If you’ve ever wondered what “ready” really looks like under your boards, a concise how-to on subfloor prep hits the essentials: clean, dry, level, and structurally sound. You’ll see the checks that matter—verifying flatness with straightedges, finding and fastening loose spots, and confirming the subfloor isn’t carrying hidden moisture that telegraphs into your hardwood.

Video source: How to Prep Subfloor for Hardwood

Frequently Asked Questions (FAQ)

Q: What moisture content is safe to start sanding?
A: Aim for a stable 6–9% MC in most climate-controlled homes, with less than 0.5% drift over 24–48 hours and a tight spread across the room. Keep the subfloor within 2–4% of the hardwood (1–2% for engineered).

Q: How long should I acclimate the room before sanding?
A: Run HVAC at the home’s normal living setpoints for at least 72 hours. If the space was vacant, shut down, or very humid/dry, plan 5–7 days and verify stability with repeat readings.

Q: Can I sand during a rainy week?
A: Yes, if indoor RH is controlled. Keep interior RH between 35–55% and ensure your MC map is stable. If RH spikes indoors or you see rising readings, wait it out.

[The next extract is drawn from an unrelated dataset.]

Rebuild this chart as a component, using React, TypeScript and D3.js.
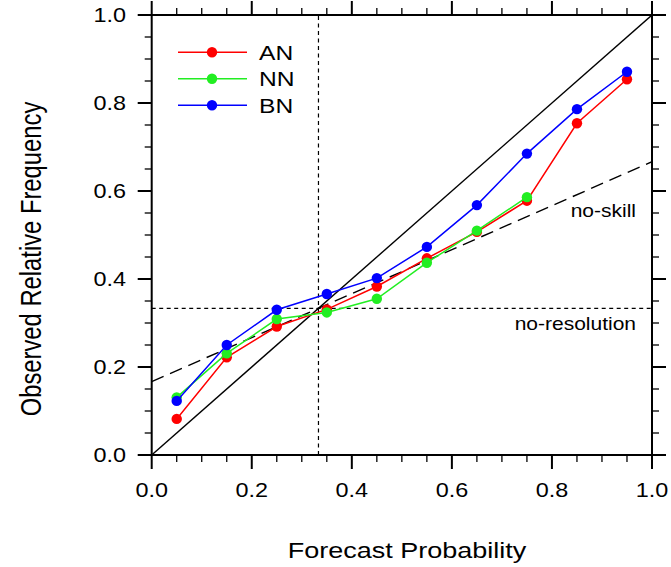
import React from "react";
import * as d3 from "d3";

const forecastProb = [0.05, 0.15, 0.25, 0.35, 0.45, 0.55, 0.65, 0.75, 0.85, 0.95];
const anValues = [0.082, 0.222, 0.292, 0.331, 0.383, 0.447, 0.507, 0.578, 0.754, 0.854];
const nnValues = [0.131, 0.231, 0.309, 0.324, 0.355, 0.437, 0.51, 0.586];
const bnValues = [0.123, 0.25, 0.33, 0.366, 0.402, 0.473, 0.568, 0.685, 0.786, 0.871];
const seriesNames = ["AN", "NN", "BN"];
const seriesColors = ["#ff0000", "#22ee22", "#0000ff"];
const climatology = 1 / 3;
const tickLabels = ["0.0", "0.2", "0.4", "0.6", "0.8", "1.0"];

const W = 671;
const H = 567;
const L = 151.7, R = 652, T = 15, B = 455;
const SX = 1.2;
const FONT = "'Liberation Sans', Arial, Helvetica, sans-serif";

export default function App() {
  const x = d3.scaleLinear().domain([0, 1]).range([L, R]);
  const y = d3.scaleLinear().domain([0, 1]).range([B, T]);
  const majors = d3.range(0, 1.0001, 0.2);
  const minors = d3.range(0, 1.0001, 0.05).filter((v) => Math.abs(v * 5 - Math.round(v * 5)) > 1e-6);
  const series = [anValues, nnValues, bnValues];
  const line = d3
    .line<number>()
    .x((_, i) => x(forecastProb[i]))
    .y((d) => y(d));
  const majLen = 14, minLen = 7;

  const stretchText = (
    tx: number,
    ty: number,
    str: string,
    size: number,
    anchor: string,
    extra: string = "",
    key?: any
  ) => (
    <text
      key={key}
      transform={`translate(${tx},${ty}) scale(${SX},1) ${extra}`}
      fontSize={size}
      fontFamily={FONT}
      textAnchor={anchor}
      fill="#000"
    >
      {str}
    </text>
  );

  return (
    <svg
      width={W}
      height={H}
      style={{ position: "fixed", left: 0, top: 0, background: "#fff" }}
    >
      <defs>
        <clipPath id="plotclip">
          <rect x={L} y={T} width={R - L} height={B - T} />
        </clipPath>
      </defs>
      <rect x={0} y={0} width={W} height={H} fill="#fff" />
      <g clipPath="url(#plotclip)">
        <line x1={x(0)} y1={y(0)} x2={x(1)} y2={y(1)} stroke="#000" strokeWidth={1.4} />
        <line
          x1={x(0)}
          y1={y(climatology / 2)}
          x2={x(1)}
          y2={y((1 + climatology) / 2)}
          stroke="#000"
          strokeWidth={1.4}
          strokeDasharray="13 7"
        />
        <line x1={x(0)} y1={y(climatology)} x2={x(1)} y2={y(climatology)} stroke="#000" strokeWidth={1.2} strokeDasharray="4 3.5" />
        <line x1={x(climatology)} y1={y(0)} x2={x(climatology)} y2={y(1)} stroke="#000" strokeWidth={1.2} strokeDasharray="4 3.5" />
        {series.map((vals, si) => (
          <g key={si}>
            <path d={line(vals) || ""} fill="none" stroke={seriesColors[si]} strokeWidth={1.5} />
            {vals.map((v, i) => (
              <circle key={i} cx={x(forecastProb[i])} cy={y(v)} r={5.2} fill={seriesColors[si]} />
            ))}
          </g>
        ))}
      </g>
      {stretchText(636, 217, "no-skill", 17.5, "end")}
      {stretchText(636, 330, "no-resolution", 17.5, "end")}

      {seriesNames.map((n, i) => {
        const ly = 52.3 + i * 26.5;
        return (
          <g key={n}>
            <line x1={178} y1={ly} x2={247} y2={ly} stroke={seriesColors[i]} strokeWidth={1.5} />
            <circle cx={212} cy={ly} r={5.2} fill={seriesColors[i]} />
            {stretchText(259, ly + 7.5, n, 20.5, "start")}
          </g>
        );
      })}

      <rect x={L} y={T} width={R - L} height={B - T} fill="none" stroke="#000" strokeWidth={2} />
      {majors.map((v, i) => (
        <g key={"M" + i}>
          <line x1={x(v)} y1={B} x2={x(v)} y2={B + majLen} stroke="#000" strokeWidth={2} />
          <line x1={x(v)} y1={T} x2={x(v)} y2={T - majLen} stroke="#000" strokeWidth={2} />
          <line x1={L} y1={y(v)} x2={L - majLen} y2={y(v)} stroke="#000" strokeWidth={2} />
          <line x1={R} y1={y(v)} x2={R + majLen} y2={y(v)} stroke="#000" strokeWidth={2} />
        </g>
      ))}
      {minors.map((v, i) => (
        <g key={"m" + i}>
          <line x1={x(v)} y1={B} x2={x(v)} y2={B + minLen} stroke="#000" strokeWidth={1.3} />
          <line x1={x(v)} y1={T} x2={x(v)} y2={T - minLen} stroke="#000" strokeWidth={1.3} />
          <line x1={L} y1={y(v)} x2={L - minLen} y2={y(v)} stroke="#000" strokeWidth={1.3} />
          <line x1={R} y1={y(v)} x2={R + minLen} y2={y(v)} stroke="#000" strokeWidth={1.3} />
        </g>
      ))}
      {majors.map((v, i) => stretchText(x(v), 497, tickLabels[i], 19.5, "middle", "", "xl" + i))}
      {majors.map((v, i) => stretchText(126, y(v) + 7, tickLabels[i], 19.5, "end", "", "yl" + i))}
      {stretchText(407, 558, "Forecast Probability", 22.5, "middle")}
      <text
        transform={`translate(41,259) rotate(-90) scale(1,${SX})`}
        fontSize={23.8}
        fontFamily={FONT}
        textAnchor="middle"
        fill="#000"
      >
        Observed Relative Frequency
      </text>
    </svg>
  );
}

Q: Do I need to test the subfloor on an existing floor?
A: If you can access it (registers, basement, crawlspace), yes. A wet subfloor can force cupping or finish failure even if the surface looks fine. Confirm the MC delta is within tolerance before sanding.

Q: What if boards are slightly cupped but moisture is now stable?
A: Proceed with a coarser first cut to flatten gradually, then follow a normal grit sequence. If cupping is severe or readings are still high at the edges, pause, dry, and reassess before sanding.